Tanto o Casal Mistério como Ana Guiomar têm muita atenção às fotografias que colocam nas suas plataformas. O Casal Mistério tenta sempre colocar fotografias apelativas, com o único critério de publicarem o que gostam. “E temos uma grande vantagem: é que gostamos de imensa coisa”. Já as fotografias que surgem no “Mãe, já não tenho sopa” são tiradas por uma fotógrafa profissional.

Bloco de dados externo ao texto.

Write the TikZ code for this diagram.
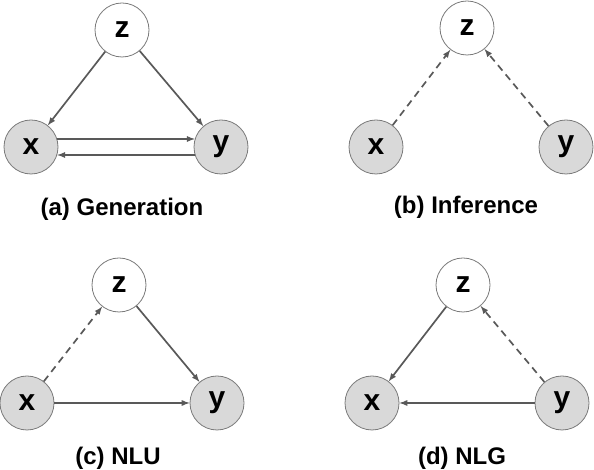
\documentclass[tikz,border=0pt]{standalone}
\usepackage{fontspec}
\setmainfont{Liberation Sans}
\definecolor{edgegray}{HTML}{595959}
\definecolor{obsfill}{HTML}{D9D9D9}
\tikzset{
  latent/.style={circle,draw=edgegray!80,line width=0.8pt,fill=white,minimum size=54pt,inner sep=0pt,font=\fontsize{30}{32}\selectfont\bfseries},
  observed/.style={latent,fill=obsfill},
  caption/.style={font=\fontsize{24}{26}\selectfont\bfseries},
  gen/.style={draw=edgegray,line width=1.7pt,-latex},
  inf/.style={gen,dash pattern=on 7pt off 5pt}
}
\begin{document}
\begin{tikzpicture}[x=1pt,y=1pt]
\useasboundingbox (0,0) rectangle (594,470);
% (a) generation
\node[latent] (za) at (122,440) {z};
\node[observed] (xa) at (31,323) {x};
\node[observed] (ya) at (221,323) {y};
\draw[gen] (za) -- (xa);
\draw[gen] (za) -- (ya);
\draw[gen] (xa.17) -- (ya.163);
\draw[gen] (ya.197) -- (xa.-17);
\node[caption] (capa) at (122,261) {(a) Generation};
% (b) inference
\node[latent] (zb) at (467,442) {z};
\node[observed] (xb) at (376,323) {x};
\node[observed] (yb) at (566,323) {y};
\draw[inf] (xb) -- (zb);
\draw[inf] (yb) -- (zb);
\node[caption] (capb) at (466,263) {(b) Inference};
% (c) NLU
\node[latent] (zc) at (119,185) {z};
\node[observed] (xc) at (27,67) {x};
\node[observed] (yc) at (217,67) {y};
\draw[inf] (xc) -- (zc);
\draw[gen] (zc) -- (yc);
\draw[gen] (xc) -- (yc);
\node[caption] (capc) at (118,12) {(c) NLU};
% (d) NLG
\node[latent] (zd) at (463,185) {z};
\node[observed] (xd) at (372,67) {x};
\node[observed] (yd) at (562,67) {y};
\draw[gen] (zd) -- (xd);
\draw[inf] (yd) -- (zd);
\draw[gen] (yd) -- (xd);
\node[caption] (capd) at (462,12) {(d) NLG};
\end{tikzpicture}
\end{document}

Atualmente, Samanta vive nos EUA e dedica-se, precisamente, à fotografia de comida, num estúdio de food photography, em Cleveland. De vez em quando volta a Portugal para dar o Workshop de #instafood que, explica, se baseia “na partilha de truques e técnicas de food styling em ambiente mobile para atingir a fotografia perfeita”. Neste workshop, participam nutricionistas, fotógrafos, chefs de cozinha e até a advogados.
O lado visual da comida talvez nunca tenha sido tão importante como é hoje, graças às redes sociais. Para Ana Guiomar não se pode negar que “o aspeto, as cores, as texturas e até a forma como a comida é disposta no prato são muito importantes na altura de escolher o que vamos ou não vamos querer comer”. Portanto, coloca no mesmo patamar de importância o sabor e o aspeto.
O Casal Mistério não balança os dois aspetos da mesma maneira: “as pessoas comem com os olhos, mas depois o paladar decide tudo. Se não for bom, a comida é um fracasso”.
A fotógrafa admite que “há algumas desilusões, principalmente quando se usam corantes e produtos artificiais para mascarar a aparência”. Mas o momento de saborear começa mesmo antes de darmos a primeira garfada. O segredo, para ela, usar sempre produtos naturais e ter atenção ao empratamento.
Ana Guiomar não duvida que as redes sociais vieram aproximar as pessoas da cozinha, incutindo-lhes o gosto. É o caso da “ela”, do Casal Mistério, que passou de um desconhecimento total em relação à cozinha para ser ela própria a dar dicas aos seus seguidores.
E não só. Samanta acredita que os blogues de comida saudável, como é caso do seu, têm consciencializado os seguidores para a importância da comida saudável. Acrescenta: “somos cada vez mais aquilo que comemos e isso vê-se na partilha diária nas redes sociais.”